**Records for the task:**
"""
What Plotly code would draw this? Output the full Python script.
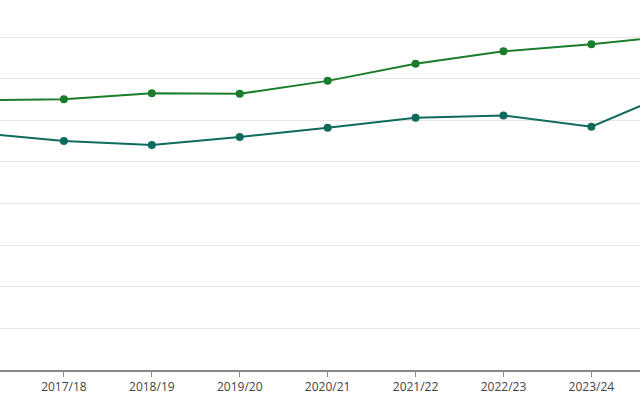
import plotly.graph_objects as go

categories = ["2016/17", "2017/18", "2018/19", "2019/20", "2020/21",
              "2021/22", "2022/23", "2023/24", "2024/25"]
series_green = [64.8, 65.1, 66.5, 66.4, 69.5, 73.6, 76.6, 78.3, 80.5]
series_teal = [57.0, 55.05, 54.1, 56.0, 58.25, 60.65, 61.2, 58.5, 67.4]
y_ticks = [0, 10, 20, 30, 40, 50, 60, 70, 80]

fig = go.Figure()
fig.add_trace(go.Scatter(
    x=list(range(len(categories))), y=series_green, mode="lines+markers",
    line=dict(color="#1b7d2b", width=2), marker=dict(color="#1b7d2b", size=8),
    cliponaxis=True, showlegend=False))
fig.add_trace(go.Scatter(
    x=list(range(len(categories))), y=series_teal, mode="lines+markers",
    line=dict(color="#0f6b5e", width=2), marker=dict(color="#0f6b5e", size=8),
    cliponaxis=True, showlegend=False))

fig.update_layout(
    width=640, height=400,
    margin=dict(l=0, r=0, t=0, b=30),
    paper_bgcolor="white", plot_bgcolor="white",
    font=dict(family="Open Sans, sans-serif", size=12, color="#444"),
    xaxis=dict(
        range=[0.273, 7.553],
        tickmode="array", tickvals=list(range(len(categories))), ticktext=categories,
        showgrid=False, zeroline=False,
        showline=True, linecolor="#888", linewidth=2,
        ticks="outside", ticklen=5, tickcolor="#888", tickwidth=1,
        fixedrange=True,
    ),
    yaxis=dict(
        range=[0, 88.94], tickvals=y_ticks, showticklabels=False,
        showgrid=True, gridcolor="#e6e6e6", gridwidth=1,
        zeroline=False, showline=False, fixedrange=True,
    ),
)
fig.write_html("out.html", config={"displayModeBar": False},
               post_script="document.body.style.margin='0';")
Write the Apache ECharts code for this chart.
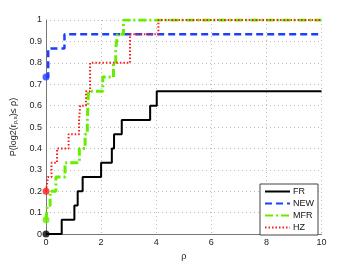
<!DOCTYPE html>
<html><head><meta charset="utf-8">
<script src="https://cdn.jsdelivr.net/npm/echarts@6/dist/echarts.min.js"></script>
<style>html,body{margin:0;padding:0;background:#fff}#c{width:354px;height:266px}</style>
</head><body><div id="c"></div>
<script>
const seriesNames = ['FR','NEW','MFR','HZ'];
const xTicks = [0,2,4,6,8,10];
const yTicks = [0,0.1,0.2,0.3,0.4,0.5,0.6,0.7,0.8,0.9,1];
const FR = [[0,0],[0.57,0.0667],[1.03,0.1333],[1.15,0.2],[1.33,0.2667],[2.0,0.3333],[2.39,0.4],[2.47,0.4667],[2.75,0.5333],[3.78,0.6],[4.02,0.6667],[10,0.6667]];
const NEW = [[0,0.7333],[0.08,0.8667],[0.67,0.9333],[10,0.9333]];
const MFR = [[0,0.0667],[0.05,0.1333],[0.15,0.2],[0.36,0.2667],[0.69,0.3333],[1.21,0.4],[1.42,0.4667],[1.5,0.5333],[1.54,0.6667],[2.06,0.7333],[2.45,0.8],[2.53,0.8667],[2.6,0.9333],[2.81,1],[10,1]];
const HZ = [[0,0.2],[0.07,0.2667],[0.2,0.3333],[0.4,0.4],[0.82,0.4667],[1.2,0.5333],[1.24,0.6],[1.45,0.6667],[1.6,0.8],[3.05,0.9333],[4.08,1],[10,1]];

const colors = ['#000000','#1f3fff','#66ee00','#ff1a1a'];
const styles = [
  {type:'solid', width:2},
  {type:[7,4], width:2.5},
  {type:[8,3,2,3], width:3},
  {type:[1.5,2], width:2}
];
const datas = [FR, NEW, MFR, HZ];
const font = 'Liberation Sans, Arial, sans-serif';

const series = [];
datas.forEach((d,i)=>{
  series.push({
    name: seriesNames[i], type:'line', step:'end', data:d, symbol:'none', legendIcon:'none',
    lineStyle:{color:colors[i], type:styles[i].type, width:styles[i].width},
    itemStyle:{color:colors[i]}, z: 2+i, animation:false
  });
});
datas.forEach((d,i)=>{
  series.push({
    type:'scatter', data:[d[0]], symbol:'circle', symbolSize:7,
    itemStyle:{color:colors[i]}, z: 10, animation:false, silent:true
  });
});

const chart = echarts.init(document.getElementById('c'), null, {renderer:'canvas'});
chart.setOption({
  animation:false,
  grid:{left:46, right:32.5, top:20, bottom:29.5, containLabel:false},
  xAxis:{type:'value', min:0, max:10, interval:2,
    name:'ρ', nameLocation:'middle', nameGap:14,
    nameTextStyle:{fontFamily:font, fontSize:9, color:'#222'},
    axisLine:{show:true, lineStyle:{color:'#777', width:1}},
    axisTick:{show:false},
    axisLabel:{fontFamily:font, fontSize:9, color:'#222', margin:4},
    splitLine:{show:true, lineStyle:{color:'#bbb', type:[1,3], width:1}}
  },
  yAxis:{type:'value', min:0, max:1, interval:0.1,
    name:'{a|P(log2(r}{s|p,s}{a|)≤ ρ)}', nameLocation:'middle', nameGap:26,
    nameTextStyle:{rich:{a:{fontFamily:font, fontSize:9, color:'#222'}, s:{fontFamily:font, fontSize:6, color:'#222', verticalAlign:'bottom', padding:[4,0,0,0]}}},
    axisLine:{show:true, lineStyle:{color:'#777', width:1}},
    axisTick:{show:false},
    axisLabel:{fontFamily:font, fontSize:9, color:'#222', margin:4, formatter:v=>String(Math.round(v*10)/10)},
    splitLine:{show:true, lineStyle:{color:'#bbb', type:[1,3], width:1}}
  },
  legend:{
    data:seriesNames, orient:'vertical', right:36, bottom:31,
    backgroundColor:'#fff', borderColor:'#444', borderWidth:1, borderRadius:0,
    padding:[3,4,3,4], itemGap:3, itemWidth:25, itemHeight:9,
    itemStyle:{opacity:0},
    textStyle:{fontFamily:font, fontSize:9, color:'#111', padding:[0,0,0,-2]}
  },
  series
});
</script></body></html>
"""
**Description of the task:**
Skip the pictures and quote each line of the entries above, from the first through the line with "y_ticks = [0, 10, 20, 30, 40, 50, 60, 70, 80]", exactly as it appears.

**Worked solution:**
What Plotly code would draw this? Output the full Python script.
import plotly.graph_objects as go

categories = ["2016/17", "2017/18", "2018/19", "2019/20", "2020/21",
              "2021/22", "2022/23", "2023/24", "2024/25"]
series_green = [64.8, 65.1, 66.5, 66.4, 69.5, 73.6, 76.6, 78.3, 80.5]
series_teal = [57.0, 55.05, 54.1, 56.0, 58.25, 60.65, 61.2, 58.5, 67.4]
y_ticks = [0, 10, 20, 30, 40, 50, 60, 70, 80]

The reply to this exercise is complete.